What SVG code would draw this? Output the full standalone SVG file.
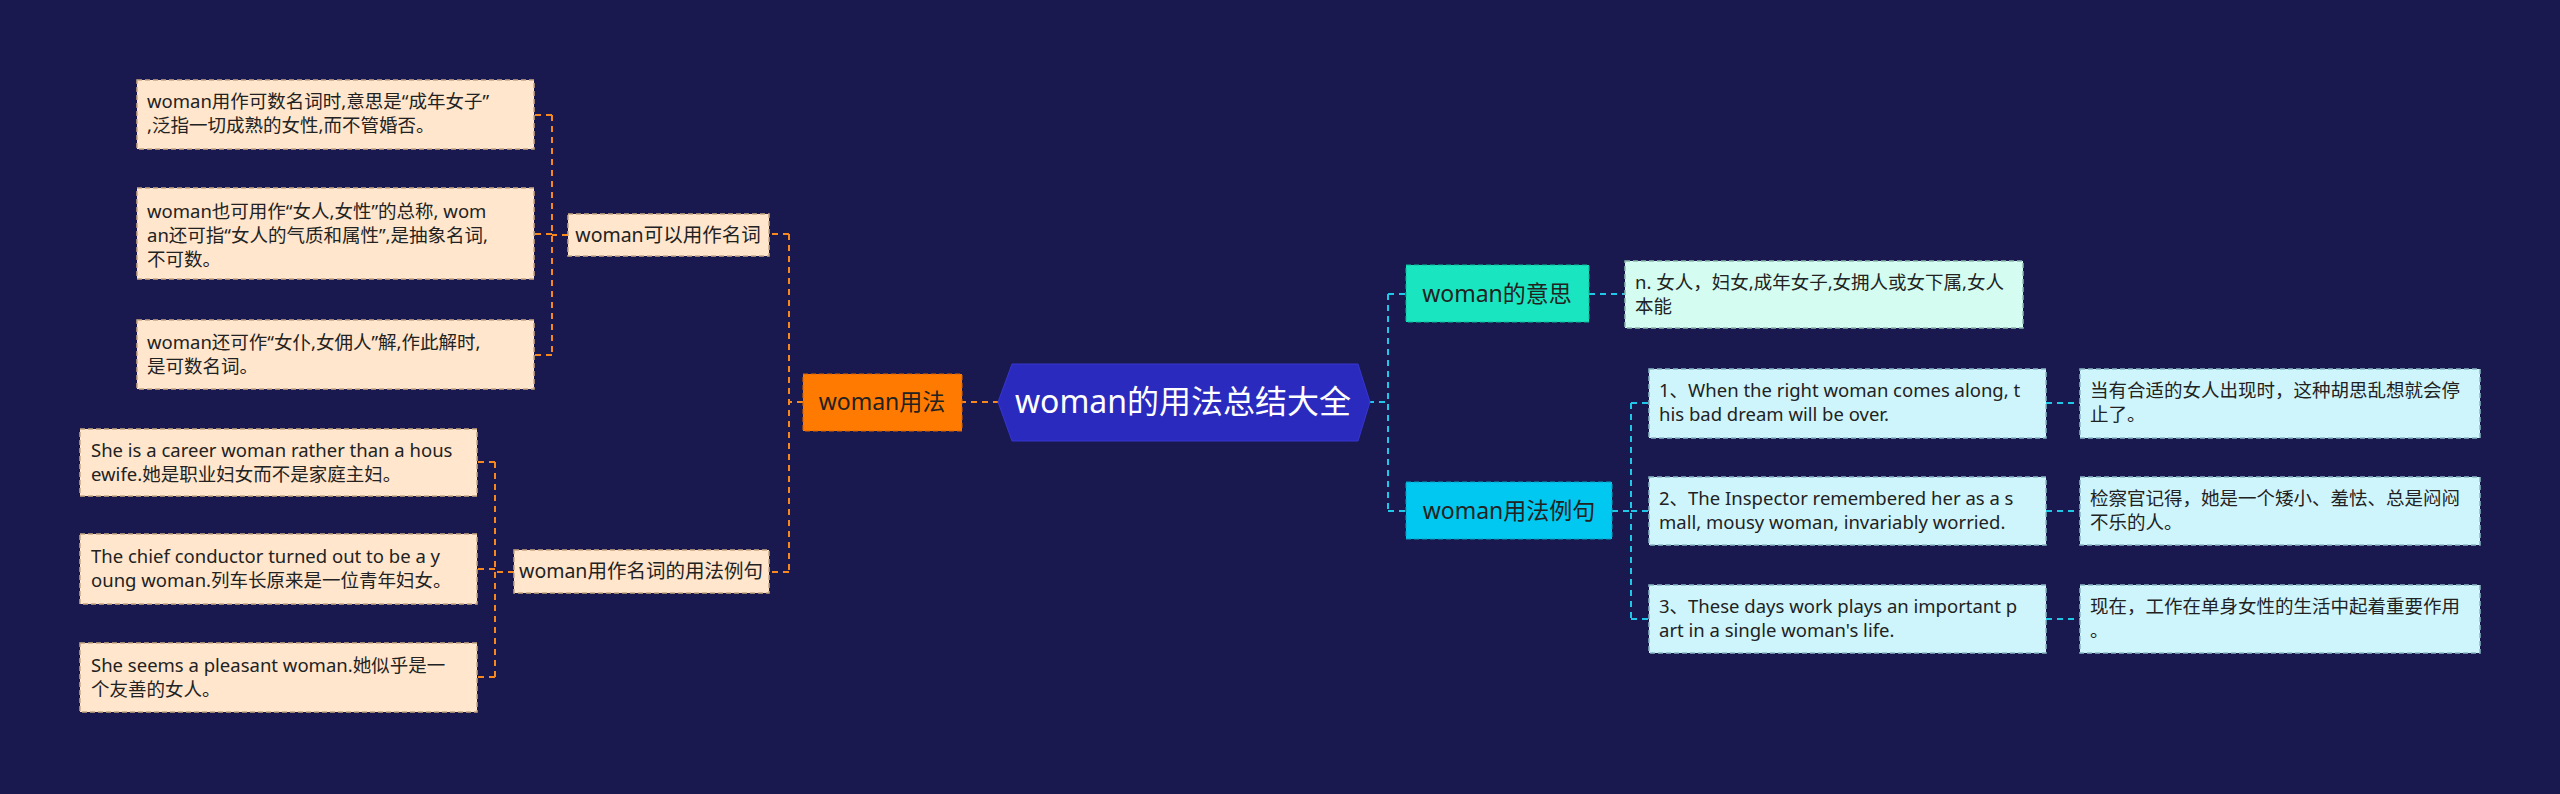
---
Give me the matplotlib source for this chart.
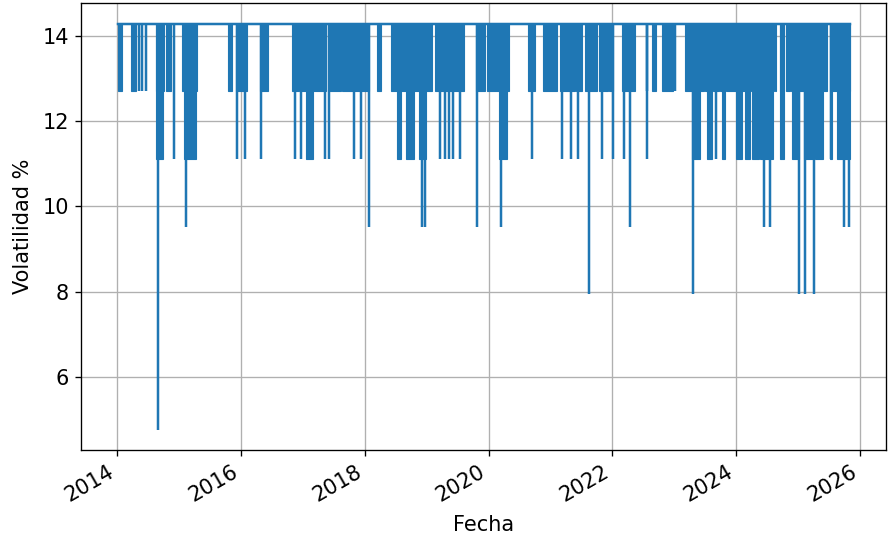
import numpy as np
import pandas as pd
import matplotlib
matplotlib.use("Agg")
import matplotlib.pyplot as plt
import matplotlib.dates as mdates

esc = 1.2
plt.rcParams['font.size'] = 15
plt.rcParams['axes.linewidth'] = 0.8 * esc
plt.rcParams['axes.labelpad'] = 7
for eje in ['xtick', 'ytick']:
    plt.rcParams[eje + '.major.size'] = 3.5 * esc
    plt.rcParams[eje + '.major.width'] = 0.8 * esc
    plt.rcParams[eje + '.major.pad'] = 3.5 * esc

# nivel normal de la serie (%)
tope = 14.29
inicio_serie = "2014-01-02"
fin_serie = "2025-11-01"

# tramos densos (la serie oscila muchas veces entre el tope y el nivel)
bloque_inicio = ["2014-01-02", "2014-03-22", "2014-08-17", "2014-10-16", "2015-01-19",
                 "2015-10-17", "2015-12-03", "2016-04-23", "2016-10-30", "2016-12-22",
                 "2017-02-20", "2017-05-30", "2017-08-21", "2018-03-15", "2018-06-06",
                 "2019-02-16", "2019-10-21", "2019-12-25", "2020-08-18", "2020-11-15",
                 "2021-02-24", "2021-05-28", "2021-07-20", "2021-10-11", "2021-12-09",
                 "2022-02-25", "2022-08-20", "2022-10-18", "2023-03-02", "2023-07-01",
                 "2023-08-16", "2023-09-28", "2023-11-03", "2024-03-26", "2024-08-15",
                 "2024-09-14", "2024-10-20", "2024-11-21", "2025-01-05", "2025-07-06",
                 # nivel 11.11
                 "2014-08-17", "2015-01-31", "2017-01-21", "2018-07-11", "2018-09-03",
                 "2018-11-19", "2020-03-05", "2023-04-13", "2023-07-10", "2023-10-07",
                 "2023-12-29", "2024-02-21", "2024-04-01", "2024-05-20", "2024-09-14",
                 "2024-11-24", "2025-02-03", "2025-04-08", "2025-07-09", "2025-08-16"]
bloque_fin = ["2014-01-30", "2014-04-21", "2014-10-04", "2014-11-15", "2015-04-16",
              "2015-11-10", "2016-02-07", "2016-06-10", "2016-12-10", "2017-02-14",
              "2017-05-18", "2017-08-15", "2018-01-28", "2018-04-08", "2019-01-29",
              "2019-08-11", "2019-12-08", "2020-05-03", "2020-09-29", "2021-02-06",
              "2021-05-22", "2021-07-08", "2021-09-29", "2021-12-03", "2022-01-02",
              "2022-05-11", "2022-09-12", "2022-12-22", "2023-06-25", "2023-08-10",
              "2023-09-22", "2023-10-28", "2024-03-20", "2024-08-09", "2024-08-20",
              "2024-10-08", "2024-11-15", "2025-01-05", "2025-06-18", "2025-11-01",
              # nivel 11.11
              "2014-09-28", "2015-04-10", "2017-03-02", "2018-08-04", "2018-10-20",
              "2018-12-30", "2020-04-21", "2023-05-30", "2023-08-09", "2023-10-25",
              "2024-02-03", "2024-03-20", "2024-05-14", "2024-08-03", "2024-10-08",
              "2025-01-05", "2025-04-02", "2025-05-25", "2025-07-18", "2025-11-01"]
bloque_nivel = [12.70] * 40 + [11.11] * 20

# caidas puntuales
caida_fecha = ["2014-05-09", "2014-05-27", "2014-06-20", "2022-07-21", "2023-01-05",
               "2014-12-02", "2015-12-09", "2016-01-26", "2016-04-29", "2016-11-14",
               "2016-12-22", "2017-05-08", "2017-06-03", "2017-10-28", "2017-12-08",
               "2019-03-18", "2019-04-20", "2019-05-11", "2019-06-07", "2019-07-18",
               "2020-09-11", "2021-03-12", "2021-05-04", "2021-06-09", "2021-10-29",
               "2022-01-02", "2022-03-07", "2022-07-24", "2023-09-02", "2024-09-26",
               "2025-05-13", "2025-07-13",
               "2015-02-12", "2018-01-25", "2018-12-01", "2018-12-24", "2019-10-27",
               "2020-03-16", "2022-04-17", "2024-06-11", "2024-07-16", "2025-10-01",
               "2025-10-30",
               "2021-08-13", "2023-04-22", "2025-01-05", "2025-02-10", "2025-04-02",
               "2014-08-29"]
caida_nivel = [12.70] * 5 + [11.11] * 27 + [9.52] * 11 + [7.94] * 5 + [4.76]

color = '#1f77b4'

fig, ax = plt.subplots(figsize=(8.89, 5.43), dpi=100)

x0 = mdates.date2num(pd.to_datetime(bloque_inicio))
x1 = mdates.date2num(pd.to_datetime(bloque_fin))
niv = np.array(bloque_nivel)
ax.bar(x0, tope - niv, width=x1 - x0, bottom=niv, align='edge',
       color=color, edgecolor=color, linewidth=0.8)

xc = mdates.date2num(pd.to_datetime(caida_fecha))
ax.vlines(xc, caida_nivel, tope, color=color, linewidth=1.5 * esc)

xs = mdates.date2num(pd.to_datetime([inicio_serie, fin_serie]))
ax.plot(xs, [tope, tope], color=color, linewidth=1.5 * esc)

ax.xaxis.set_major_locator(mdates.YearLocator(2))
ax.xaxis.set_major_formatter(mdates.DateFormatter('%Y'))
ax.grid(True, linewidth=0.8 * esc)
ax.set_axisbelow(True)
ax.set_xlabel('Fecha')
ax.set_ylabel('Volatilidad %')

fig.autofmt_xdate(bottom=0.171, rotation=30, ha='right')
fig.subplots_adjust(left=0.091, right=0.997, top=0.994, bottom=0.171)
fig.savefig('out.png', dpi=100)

# GOAL:
Return only the number of lines in the entries that contain the string "matplotlib".

# PROBLEM SOLUTION:
5